Combating Transphobia in the Workplace
October 4, 2023
Recent protests surrounding discussions about gender and sexual identity in school curriculum are deeply connected to our workplaces in profound ways. The educational environment serves as the foundational bedrock for shaping future generations’ attitudes and beliefs. When debates about these topics arise in our communities, they inevitably spill over into our workplaces.
By supporting LGBTQ2S+ children in our schools, we not only strive to create a more inclusive and accepting society but also pave the way for a workforce that is better equipped to navigate the complexities of our diverse communities. The pursuit of workplace inclusivity extends far beyond office walls and is integral to shaping a more equitable and harmonious future for of us.
Diversity and inclusion have become not just buzzwords, but essential pillars of success in our workplaces. As our understanding of human rights and social justice evolves, so too must our commitment to fostering environments that welcome and respect people of all backgrounds, identities, and orientations. One area where this commitment is particularly crucial is in combating transphobia, a form of discrimination against transgender individuals.
Transphobia refers to irrational fear or prejudice against transgender individuals, often leading to discrimination, harassment, and exclusion. It can manifest in various ways, from offensive jokes and derogatory comments to systemic barriers that limit transgender employees’ opportunities for growth and advancement.
Transphobia not only harms the targeted individuals but also hampers workplace morale and productivity. It creates an atmosphere of distrust and discomfort, which can hinder teamwork and collaboration. Therefore, addressing transphobia is not just a moral obligation but also a business imperative.
Practical Steps to Combat Transphobia in our workplaces:
Educate and raise awareness: a critical step in combating transphobia in the workplace is to educate employees and raise awareness about transgender issues. Consider organizing workshops, training sessions, or guest speakers who can provide valuable insights into transgender experiences and challenges. This can help dispel stereotypes and misconceptions while fostering empathy and understanding among colleagues.
Develop and enforce inclusive policies: it is essential to develop and enforce policies that explicitly prohibit discrimination and harassment based on gender identity or expression. Ensure that these policies are easily accessible to all employees and provide clear avenues for reporting any incidents of transphobia. Revisit and revaluate your policies at least annually to ensure you are up to date with industry best practices.
Promote gender-neutral facilities: gender-neutral facilities, such as bathrooms and changing rooms, can go a long way in making transgender employees feel comfortable and respected. Ensure that these facilities are available and clearly marked to reduce the stress and anxiety that can arise from choosing between binary gender options.

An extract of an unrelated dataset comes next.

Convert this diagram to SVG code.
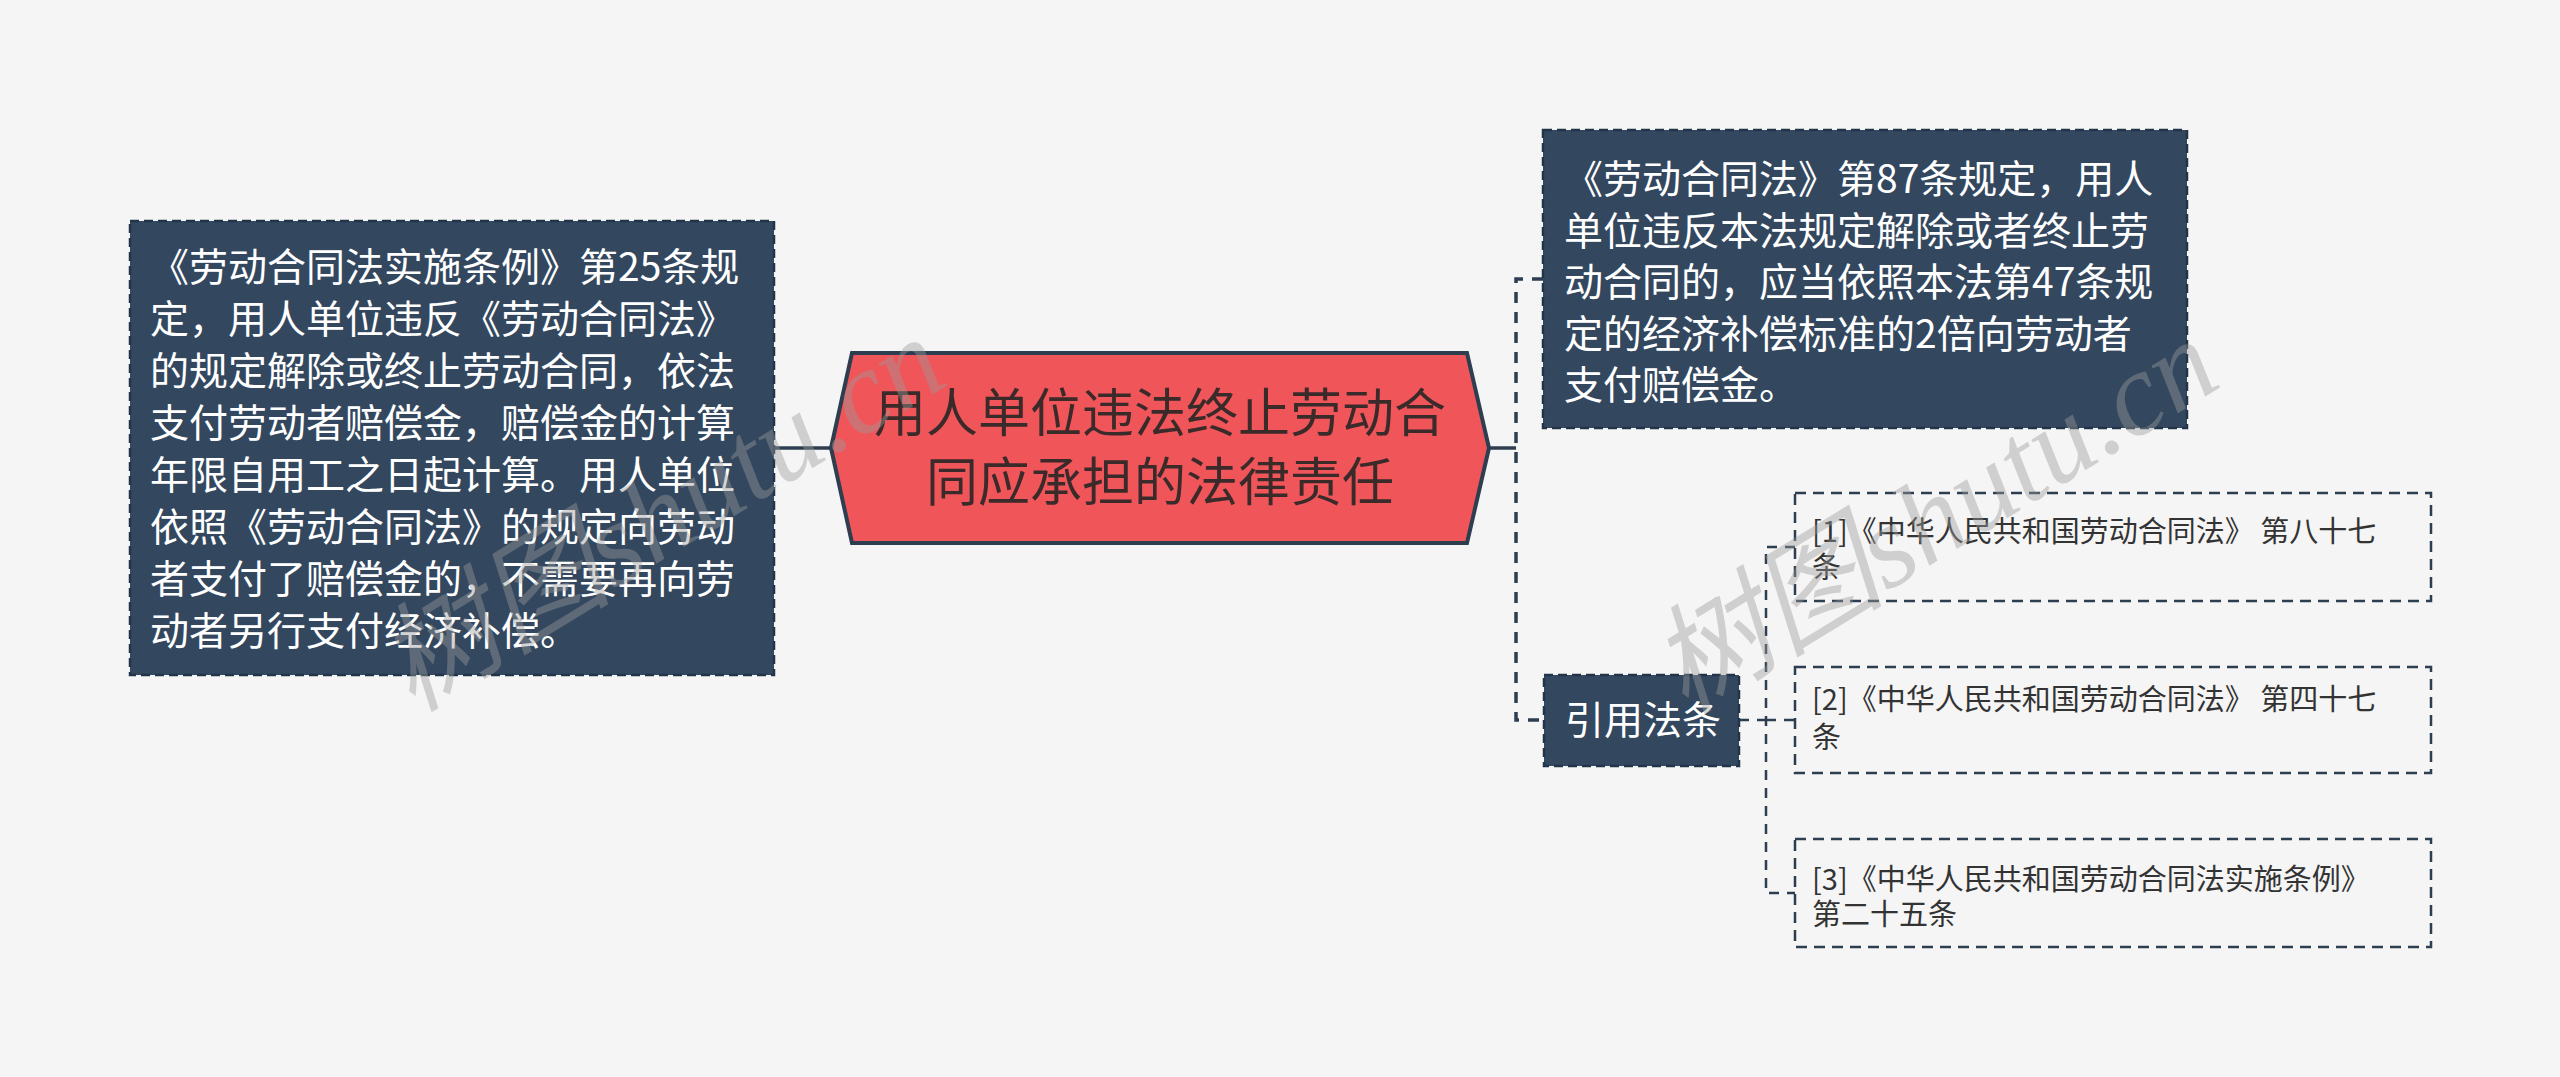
<svg xmlns="http://www.w3.org/2000/svg" width="2560" height="1077" viewBox="0 0 2560 1077">
<style>
.dark{fill:#33485f;stroke:#22344a;stroke-width:2.5;stroke-dasharray:9 5}
.wt{font-family:"Noto Sans CJK SC","Noto Sans",sans-serif;font-size:39px;fill:#ffffff}
.ct{font-family:"Noto Sans CJK SC","Noto Sans",sans-serif;font-size:52px;fill:#3a2a2a;text-anchor:middle}
.ref{fill:none;stroke:#2c3e50;stroke-width:2.5;stroke-dasharray:11 7}
.rt{font-family:"Noto Sans CJK SC","Noto Sans",sans-serif;font-size:29px;fill:#333333}
.solid{fill:none;stroke:#2c3e50;stroke-width:3.5}
.dash{fill:none;stroke:#2c3e50;stroke-width:3.5;stroke-dasharray:11 9}
.dash2{fill:none;stroke:#2c3e50;stroke-width:2.5;stroke-dasharray:10 8}
.wm{font-family:"Liberation Serif","Noto Sans CJK SC",serif;font-size:118px;font-style:italic;fill:#9a9a9a;fill-opacity:0.42;text-anchor:middle}
</style>
<rect x="0" y="0" width="2560" height="1077" fill="#f5f5f5"/>
<g id="connectors">
<line class="solid" x1="774" y1="448" x2="831" y2="448"/>
<line class="solid" x1="1489" y1="448" x2="1516" y2="448"/>
<path class="dash" d="M1543,279 H1516 V720 H1543"/>
<path class="dash2" d="M1739,720 H1766"/>
<path class="dash2" d="M1795,547 H1766 V893 H1795"/>
<path class="dash2" d="M1766,720 H1795"/>
</g>
<g id="node-left">
<rect class="dark" x="130" y="221" width="644" height="454"/>
<text class="wt" x="150" y="281">《劳动合同法实施条例》第25条规</text>
<text class="wt" x="150" y="333">定，用人单位违反《劳动合同法》</text>
<text class="wt" x="150" y="385">的规定解除或终止劳动合同，依法</text>
<text class="wt" x="150" y="437">支付劳动者赔偿金，赔偿金的计算</text>
<text class="wt" x="150" y="489">年限自用工之日起计算。用人单位</text>
<text class="wt" x="150" y="541">依照《劳动合同法》的规定向劳动</text>
<text class="wt" x="150" y="593">者支付了赔偿金的，不需要再向劳</text>
<text class="wt" x="150" y="645">动者另行支付经济补偿。</text>
</g>
<g id="node-center">
<polygon points="831,448 852,353 1467,353 1489,448 1467,543 852,543" fill="#f0555a" stroke="#2c3e50" stroke-width="4"/>
<text class="ct" x="1160" y="432">用人单位违法终止劳动合</text>
<text class="ct" x="1160" y="501">同应承担的法律责任</text>
</g>
<g id="node-art87">
<rect class="dark" x="1543" y="130" width="644" height="298"/>
<text class="wt" x="1564" y="193">《劳动合同法》第87条规定，用人</text>
<text class="wt" x="1564" y="244.5">单位违反本法规定解除或者终止劳</text>
<text class="wt" x="1564" y="296">动合同的，应当依照本法第47条规</text>
<text class="wt" x="1564" y="347.5">定的经济补偿标准的2倍向劳动者</text>
<text class="wt" x="1564" y="399">支付赔偿金。</text>
</g>
<g id="node-cite">
<rect class="dark" x="1544" y="675" width="195" height="91"/>
<text class="wt" x="1565" y="734">引用法条</text>
</g>
<g id="ref-1">
<rect class="ref" x="1795" y="493" width="636" height="108"/>
<text class="rt" x="1812" y="542">[1]《中华人民共和国劳动合同法》 第八十七</text>
<text class="rt" x="1812" y="578">条</text>
</g>
<g id="ref-2">
<rect class="ref" x="1795" y="667" width="636" height="106"/>
<text class="rt" x="1812" y="710">[2]《中华人民共和国劳动合同法》 第四十七</text>
<text class="rt" x="1812" y="748">条</text>
</g>
<g id="ref-3">
<rect class="ref" x="1795" y="839" width="636" height="108"/>
<text class="rt" x="1812" y="890">[3]《中华人民共和国劳动合同法实施条例》</text>
<text class="rt" x="1812" y="925">第二十五条</text>
</g>
<g id="watermark">
<text class="wm" transform="translate(682,548) rotate(-31.5)">树图shutu.cn</text>
<text class="wm" transform="translate(1955,550) rotate(-31.5)">树图shutu.cn</text>
</g>
</svg>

Use inclusive language: encourage the use of inclusive language throughout the workplace. This means using gender-neutral pronouns (they/them) when appropriate and respecting employees’ chosen names and titles. Make sure that all communication, both internal and external, reflects this commitment to inclusivity.
Support transgender employees: show support for transgender employees by providing resources such as access to healthcare benefits that cover gender-affirming treatments. Additionally, create a safe space for employees to disclose their gender identity if they choose to do so, ensuring that this information is treated with utmost confidentiality.
Address microaggressions: microaggressions are subtle, often unintentional acts of discrimination that can accumulate over time, causing significant harm. Encourage employees to speak up when they witness or experience microaggressions related to gender identity. Implement procedures to address and rectify such incidents promptly.
Promote inclusivity at all levels: inclusivity should permeate all levels of the organization, from leadership to frontline employees. Promote diversity in hiring and ensure that transgender individuals have equal opportunities for advancement. Diversity at the top sends a powerful message about the organization’s commitment to inclusivity.
Collaborate with LGBTQ2S+ Organizations: building partnerships with LGBTQ2S+ organizations and advocacy groups can provide valuable guidance and resources in your efforts to combat transphobia. These organizations often offer training and support for organizations looking to create more inclusive environments.
Lead by example: leadership plays a pivotal role in fostering an inclusive workplace. Leaders should set the tone by actively demonstrating their commitment to combating transphobia and holding themselves accountable for promoting diversity and inclusion.
By understanding the legal obligations, educating employees, and implementing practical strategies, organizations can take meaningful steps toward creating inclusive environments where everyone feels valued and respected, regardless of their gender identity or expression. Combatting transphobia is not only a moral imperative but also a strategic choice that can lead to greater innovation, creativity, and success in our workplaces.